Noviembre, pecera lívida en que los finados suben y bajan, aleccionándonos en la sabiduría de bogar sin tropiezo.

Noviembre, alguacil con tos, noche en que rueda sin mulas la tartana del infierno: sombrea de ciprés que abrocha la tapia con la banqueta, para aplastar al gallo de la Pasión, como a un zancudo entre las hojas de un libro de magia negra.

Noviembre, cuarto de hora del diablo, instante de la conversación, pájaro en pelecho, mujeres anegadas en el rosicler de la luna. Todo lo que late es terrible; pero el alma no se encarniza, porque no le interesa apostar. Noviembre, equidistante del deseo y del temor, prescinde del juego.

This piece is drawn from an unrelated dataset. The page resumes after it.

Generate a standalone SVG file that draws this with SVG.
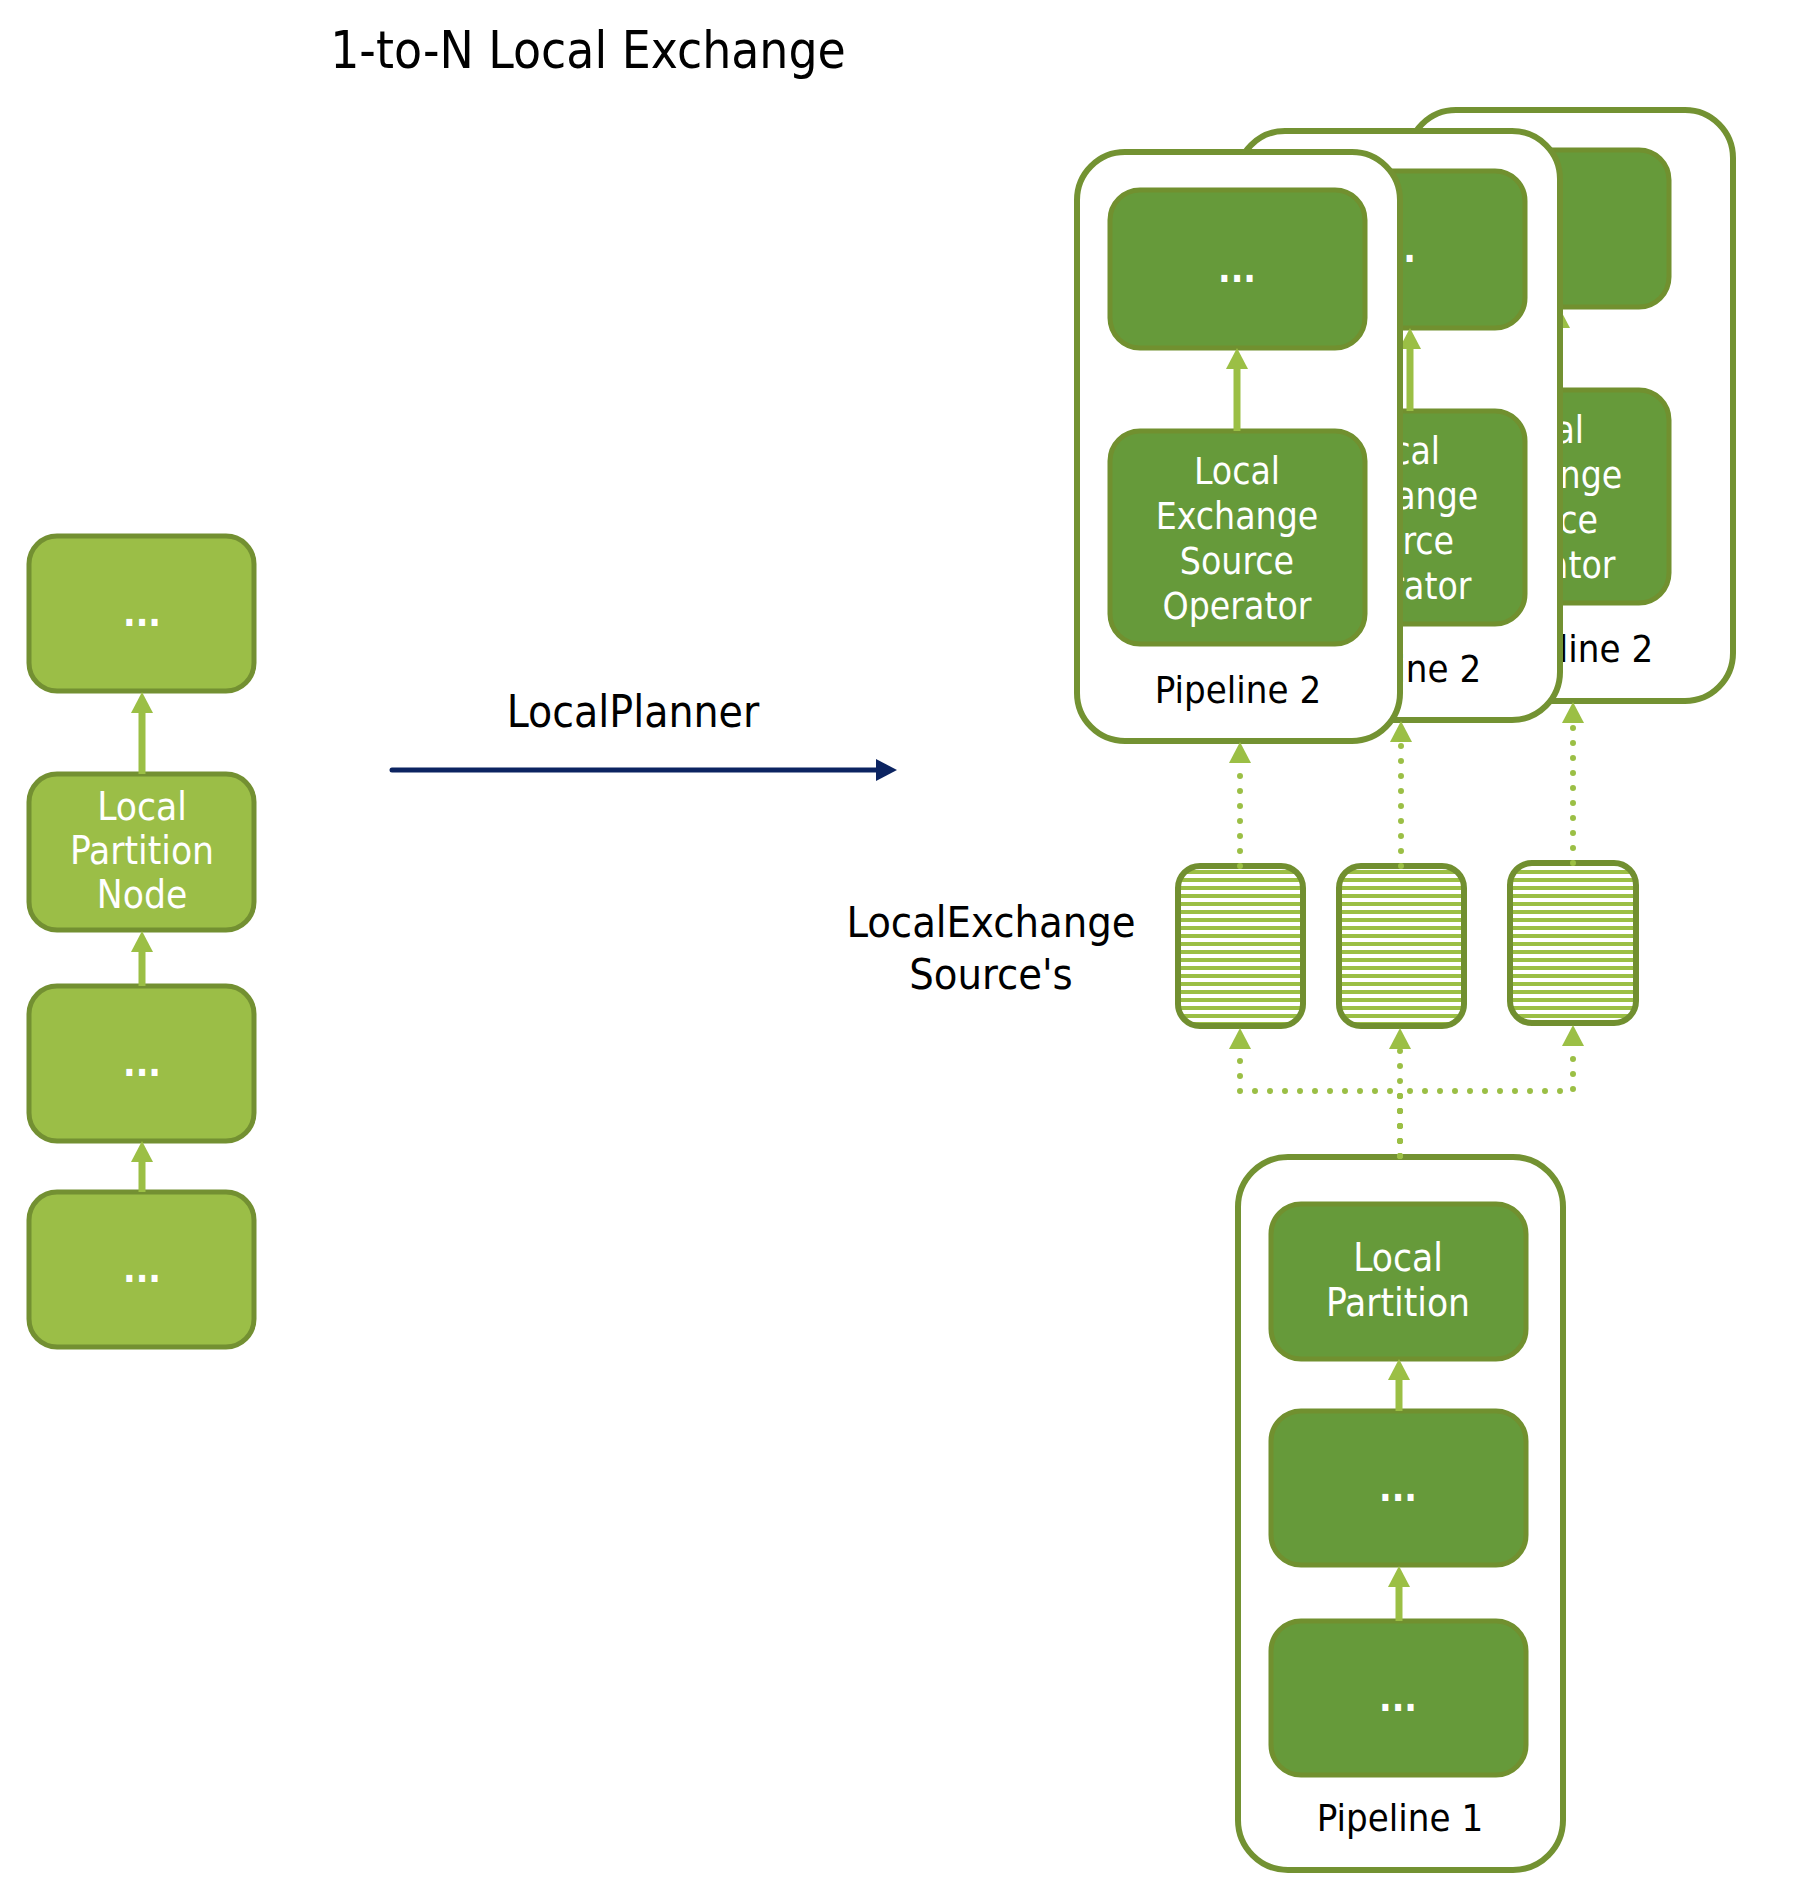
<svg xmlns="http://www.w3.org/2000/svg" width="1794" height="1898" viewBox="0 0 1794 1898">
<style>
.t{font-family:"DejaVu Sans Condensed","Liberation Sans",sans-serif;text-anchor:middle}
.w{fill:#ffffff;font-size:37px}
.b{font-size:38.5px}
.d{font-weight:bold}
.k{fill:#000000}
.card{fill:#ffffff;stroke:#739232;stroke-width:6}
.op{fill:#669a3a;stroke:#71902f;stroke-width:5}
.lop{fill:#9bbe47;stroke:#739032;stroke-width:5}
.hb{fill:url(#stripes);stroke:#718f30;stroke-width:6}
.edge{stroke:#9bbf45;stroke-width:7;fill:none;marker-end:url(#ah)}
.dot{stroke:#9bbf45;stroke-width:6;stroke-dasharray:0 15;stroke-linecap:round;fill:none}
.dotA{marker-end:url(#ah)}
</style>
<defs>
<marker id="ah" markerUnits="userSpaceOnUse" markerWidth="22" markerHeight="22" viewBox="0 0 21 22" refX="0" refY="11" orient="auto"><path d="M0,0 L21,11 L0,22 z" fill="#9bbf45"/></marker>
<marker id="nav" markerUnits="userSpaceOnUse" markerWidth="22" markerHeight="22" viewBox="0 0 21 22" refX="0" refY="11" orient="auto"><path d="M0,0 L21,11 L0,22 z" fill="#0c2461"/></marker>
<pattern id="stripes" patternUnits="userSpaceOnUse" x="0" y="6" width="8" height="8"><rect width="8" height="8" fill="#ffffff"/><rect width="8" height="4" fill="#9bbf45"/></pattern>
</defs>
<rect width="1794" height="1898" fill="#ffffff"/>

<text class="t k" x="588" y="68" font-size="51">1-to-N Local Exchange</text>

<!-- Left column: logical plan -->
<g id="left-top"><rect class="lop" x="29" y="536" width="225" height="155" rx="28"/><text class="t w d" x="142" y="626">...</text></g>
<g id="left-partition"><rect class="lop" x="29" y="774" width="225" height="156" rx="28"/><text class="t w b" x="142" y="820">Local</text><text class="t w b" x="142" y="864">Partition</text><text class="t w b" x="142" y="908">Node</text></g>
<g id="left-mid"><rect class="lop" x="29" y="986" width="225" height="155" rx="28"/><text class="t w d" x="142" y="1076">...</text></g>
<g id="left-bottom"><rect class="lop" x="29" y="1192" width="225" height="155" rx="28"/><text class="t w d" x="142" y="1282">...</text></g>

<!-- LocalPlanner -->
<g id="planner"><text class="t k" x="633" y="727" font-size="44">LocalPlanner</text></g>

<!-- Pipeline 2 (back copy) -->
<g id="pipeline2-c">
<rect class="card" x="1408" y="110" width="325" height="591" rx="48"/>
<rect class="op" x="1414" y="150" width="255" height="157" rx="30"/>
<text class="t w d" x="1541" y="241">...</text>
<rect class="op" x="1414" y="390" width="255" height="213" rx="30"/>
<text class="t w" x="1541" y="443">Local</text><text class="t w" x="1541" y="488">Exchange</text><text class="t w" x="1541" y="533">Source</text><text class="t w" x="1541" y="578">Operator</text>
<text class="t k" x="1570" y="662" font-size="38">Pipeline 2</text>
<g class="connectors"><path class="edge" d="M1559,390 V328"/></g>
</g>

<!-- Pipeline 2 (middle copy) -->
<g id="pipeline2-b">
<rect class="card" x="1237" y="131" width="323" height="589" rx="48"/>
<rect class="op" x="1270" y="171" width="255" height="157" rx="30"/>
<text class="t w d" x="1397" y="262">...</text>
<rect class="op" x="1270" y="411" width="255" height="213" rx="30"/>
<text class="t w" x="1397" y="464">Local</text><text class="t w" x="1397" y="509">Exchange</text><text class="t w" x="1397" y="554">Source</text><text class="t w" x="1397" y="599">Operator</text>
<text class="t k" x="1398" y="682" font-size="38">Pipeline 2</text>
<g class="connectors"><path class="edge" d="M1410,411 V349"/></g>
</g>

<!-- Pipeline 2 (front) -->
<g id="pipeline2-a">
<rect class="card" x="1077" y="152" width="323" height="589" rx="48"/>
<rect class="op" x="1110" y="190" width="255" height="158" rx="30"/>
<text class="t w d" x="1237" y="282">...</text>
<rect class="op" x="1110" y="431" width="255" height="213" rx="30"/>
<text class="t w" x="1237" y="484">Local</text><text class="t w" x="1237" y="529">Exchange</text><text class="t w" x="1237" y="574">Source</text><text class="t w" x="1237" y="619">Operator</text>
<text class="t k" x="1238" y="703" font-size="38">Pipeline 2</text>
<g class="connectors"><path class="edge" d="M1237,431 V369"/></g>
</g>

<!-- LocalExchange sources -->
<g id="les-label"><text class="t k" x="991" y="937" font-size="43">LocalExchange</text><text class="t k" x="991" y="989" font-size="43">Source's</text></g>
<g id="les-1"><rect class="hb" x="1178" y="866" width="125" height="160" rx="22"/></g>
<g id="les-2"><rect class="hb" x="1339" y="866" width="125" height="160" rx="22"/></g>
<g id="les-3"><rect class="hb" x="1510" y="863" width="126" height="160" rx="22"/></g>

<!-- Pipeline 1 -->
<g id="pipeline1">
<rect class="card" x="1238" y="1157" width="325" height="713" rx="50"/>
<g id="p1-partition"><rect class="op" x="1271" y="1204" width="255" height="155" rx="30"/><text class="t w b" x="1398" y="1271">Local</text><text class="t w b" x="1398" y="1316">Partition</text></g>
<g id="p1-mid"><rect class="op" x="1271" y="1411" width="255" height="154" rx="30"/><text class="t w d" x="1398" y="1501">...</text></g>
<g id="p1-bottom"><rect class="op" x="1271" y="1621" width="255" height="154" rx="30"/><text class="t w d" x="1398" y="1711">...</text></g>
<text class="t k" x="1400" y="1831" font-size="38">Pipeline 1</text>
</g>

<!-- Connectors -->
<g id="connectors">
<path class="edge" d="M142,774 V713"/>
<path class="edge" d="M142,986 V952"/>
<path class="edge" d="M142,1192 V1162"/>
<path class="edge" d="M1399,1411 V1380"/>
<path class="edge" d="M1399,1621 V1587"/>
<path d="M392,770 H876" stroke="#0c2461" stroke-width="5" stroke-linecap="round" fill="none" marker-end="url(#nav)"/>
<path class="dot dotA" d="M1240,866 V763"/>
<path class="dot dotA" d="M1401,866 V742"/>
<path class="dot dotA" d="M1573,863 V723"/>
<path class="dot dotA" d="M1400,1156 V1091 H1240 V1049"/>
<path class="dot dotA" d="M1400,1156 V1049"/>
<path class="dot dotA" d="M1400,1156 V1091 H1573 V1046"/>
</g>
</svg>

En torno de las tres ruletas, la de ayer, de hoy y de mañana, casi ningún trasnochador de buena crianza y de mediano temple, desafía a la fortuna.

¿A qué forzar los dones de los números mágicos? Quédese la capa en el domicilio de Putifar, no por voto de negativa pureza, sino de aristocrática inacción.

Intrigarnos en noviembre sería infausto. La intriga, vestida de terciopelo letal, se disimula en los quicios de las dos de la mañana. Franquea su cancela entre cumplimientos apagados. Sentada sobre las rodillas del visitante, pesa muy poco. Su cuello, al girar, remeda a la garrucha. Y cuando la impenitente mano del burlador desabotona el talle, húndese en una jaula de huesos.

Restan once meses de presagio menos duro. Ahora, el alma se abstiene de la apuesta, ahuecándose en el armazón de un catafalco”.